Shoemaker suggested that the House is “backing the Brink’s truck up to the teachers’ union.” He lamented “gun grabbing legislation” and said his colleagues have introduced “four different sanctuary bills.”
“It’s not going to be an easy year down here for us in Annapolis,” Shoemaker told the District 5 constituents. “The bottom line is, I hope you all are going to pray for us.”
He also advised: “Hold on to your wallets.”
Next door, Sen. William C. Smith Jr. (D) and Dels. Lorig Charkoudian (D), David Moon (D) and Jheannelle K. Wilkins (D) outlined their legislative work. When Moon mentioned Hogan’s plan to widen the Capital Beltway and Interstate 270, the crowd booed. When Smith said, “I think we are honestly a year or two away from taking a look at passing legalization [of marijuana] here in Maryland,” the crowd cheered.
At the District 20 reception, some of the attendees were handing out literature about gun control bills. Others were clutching signs from the Chesapeake Climate Action Network. Still others wore red T-shirts from Case de Maryland, the immigrant rights group.

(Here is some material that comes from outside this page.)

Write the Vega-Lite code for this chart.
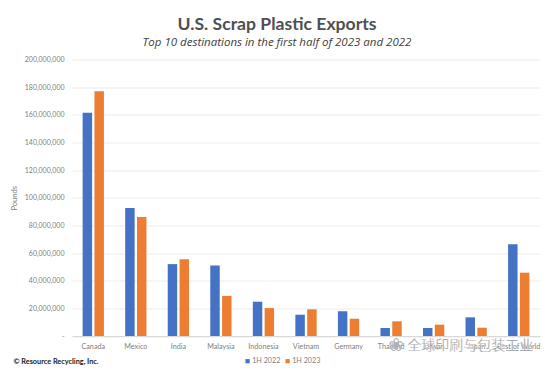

Moon, who has worked on what he called “a treaty” with lawmakers from Virginia and Washington, D.C., to deny government funding for any new football stadium for the Washington Redskins, also drew cheers when he noted that Hogan recently backed away from any possible stadium deal.
But like his conservative colleagues next door, he too sounded a note of caution.
“It’s a partial victory,” he said. “But sleep with your eyes open.”